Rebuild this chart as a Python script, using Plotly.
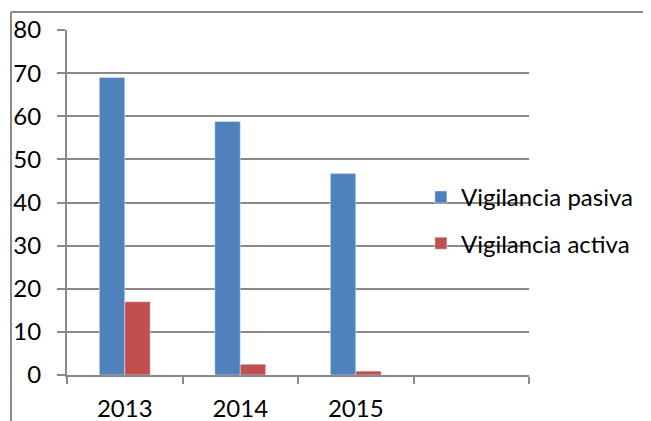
import plotly.graph_objects as go

categories = ["2013", "2014", "2015", " "]
pasiva = [69.0, 58.8, 46.7, None]
activa = [17.0, 2.5, 0.9, None]
y_ticks = [0, 10, 20, 30, 40, 50, 60, 70, 80]

GRID = "#8a8a8a"
FONT = dict(family="Lato", size=24, color="#000000")

# page body has an 8px margin; figure coordinates are offset accordingly
fig = go.Figure()
fig.add_trace(go.Bar(name="Vigilancia pasiva", x=categories, y=pasiva,
                     marker=dict(color="#4F81BD"), legendgroup="a"))
fig.add_trace(go.Bar(name="Vigilancia activa", x=categories, y=activa,
                     marker=dict(color="#C0504D"), legendgroup="b"))

fig.update_layout(
    width=643, height=413,
    margin=dict(l=59, r=122, t=22, b=46, autoexpand=False),
    paper_bgcolor="white", plot_bgcolor="white",
    font=FONT,
    barmode="group", bargap=0.56, bargroupgap=0,
    showlegend=True,
    legend=dict(x=0.766, y=0.58, xanchor="left", yanchor="top",
                bgcolor="rgba(0,0,0,0)", font=FONT,
                tracegroupgap=12, traceorder="grouped"),
    xaxis=dict(type="category", categoryorder="array", categoryarray=categories,
               range=[-0.5, 3.5], tickson="boundaries",
               ticks="outside", ticklen=7, tickwidth=2, tickcolor=GRID,
               showline=True, linecolor=GRID, linewidth=2,
               showgrid=False, ticklabelstandoff=11, fixedrange=True),
    yaxis=dict(range=[0, 80], tickvals=y_ticks, ticks="outside", ticklen=8,
               tickwidth=2, tickcolor=GRID,
               showgrid=True, gridcolor=GRID, gridwidth=2,
               showline=True, linecolor=GRID, linewidth=2, zeroline=False,
               ticklabelstandoff=11, fixedrange=True),
    shapes=[dict(type="line", xref="paper", yref="paper",
                 x0=(3 - 59) / 462, x1=(3 - 59) / 462,
                 y0=(367 - 4) / 345, y1=(367 - 440) / 345,
                 line=dict(color=GRID, width=2)),
            dict(type="line", xref="paper", yref="paper",
                 x0=(3 - 59) / 462, x1=(660 - 59) / 462,
                 y0=(367 - 4) / 345, y1=(367 - 4) / 345,
                 line=dict(color=GRID, width=2))],
)

fig.write_html("out.html", config={"displayModeBar": False})
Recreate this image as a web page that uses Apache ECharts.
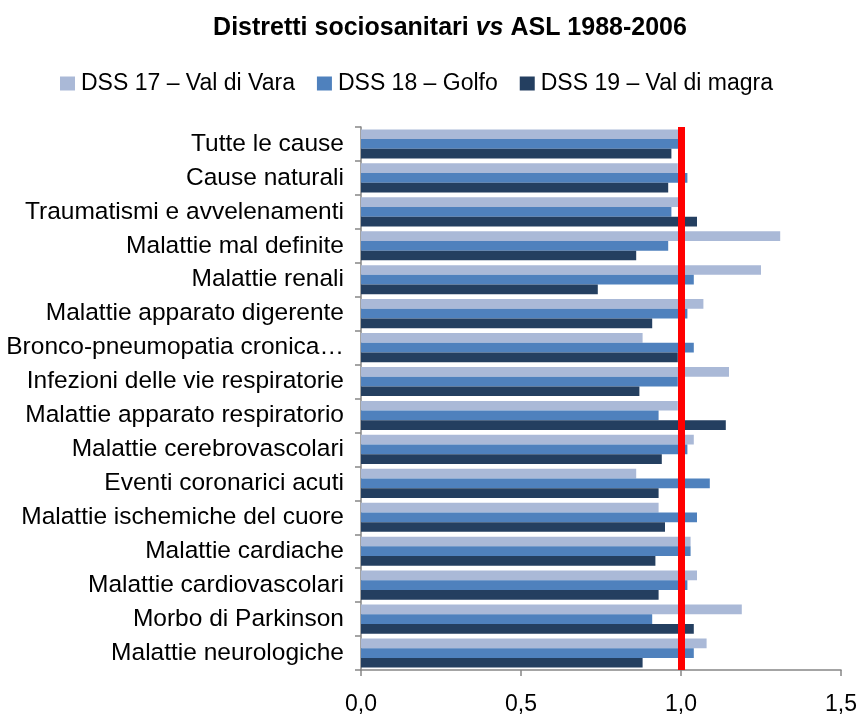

────────

Task brief: Skip the images and write out the rest of the listing exactly.

Response to the exercise:
Rebuild this chart as a Python script, using Plotly.
import plotly.graph_objects as go

categories = ["2013", "2014", "2015", " "]
pasiva = [69.0, 58.8, 46.7, None]
activa = [17.0, 2.5, 0.9, None]
y_ticks = [0, 10, 20, 30, 40, 50, 60, 70, 80]

GRID = "#8a8a8a"
FONT = dict(family="Lato", size=24, color="#000000")

# page body has an 8px margin; figure coordinates are offset accordingly
fig = go.Figure()
fig.add_trace(go.Bar(name="Vigilancia pasiva", x=categories, y=pasiva,
                     marker=dict(color="#4F81BD"), legendgroup="a"))
fig.add_trace(go.Bar(name="Vigilancia activa", x=categories, y=activa,
                     marker=dict(color="#C0504D"), legendgroup="b"))

fig.update_layout(
    width=643, height=413,
    margin=dict(l=59, r=122, t=22, b=46, autoexpand=False),
    paper_bgcolor="white", plot_bgcolor="white",
    font=FONT,
    barmode="group", bargap=0.56, bargroupgap=0,
    showlegend=True,
    legend=dict(x=0.766, y=0.58, xanchor="left", yanchor="top",
                bgcolor="rgba(0,0,0,0)", font=FONT,
                tracegroupgap=12, traceorder="grouped"),
    xaxis=dict(type="category", categoryorder="array", categoryarray=categories,
               range=[-0.5, 3.5], tickson="boundaries",
               ticks="outside", ticklen=7, tickwidth=2, tickcolor=GRID,
               showline=True, linecolor=GRID, linewidth=2,
               showgrid=False, ticklabelstandoff=11, fixedrange=True),
    yaxis=dict(range=[0, 80], tickvals=y_ticks, ticks="outside", ticklen=8,
               tickwidth=2, tickcolor=GRID,
               showgrid=True, gridcolor=GRID, gridwidth=2,
               showline=True, linecolor=GRID, linewidth=2, zeroline=False,
               ticklabelstandoff=11, fixedrange=True),
    shapes=[dict(type="line", xref="paper", yref="paper",
                 x0=(3 - 59) / 462, x1=(3 - 59) / 462,
                 y0=(367 - 4) / 345, y1=(367 - 440) / 345,
                 line=dict(color=GRID, width=2)),
            dict(type="line", xref="paper", yref="paper",
                 x0=(3 - 59) / 462, x1=(660 - 59) / 462,
                 y0=(367 - 4) / 345, y1=(367 - 4) / 345,
                 line=dict(color=GRID, width=2))],
)

fig.write_html("out.html", config={"displayModeBar": False})
Recreate this image as a web page that uses Apache ECharts.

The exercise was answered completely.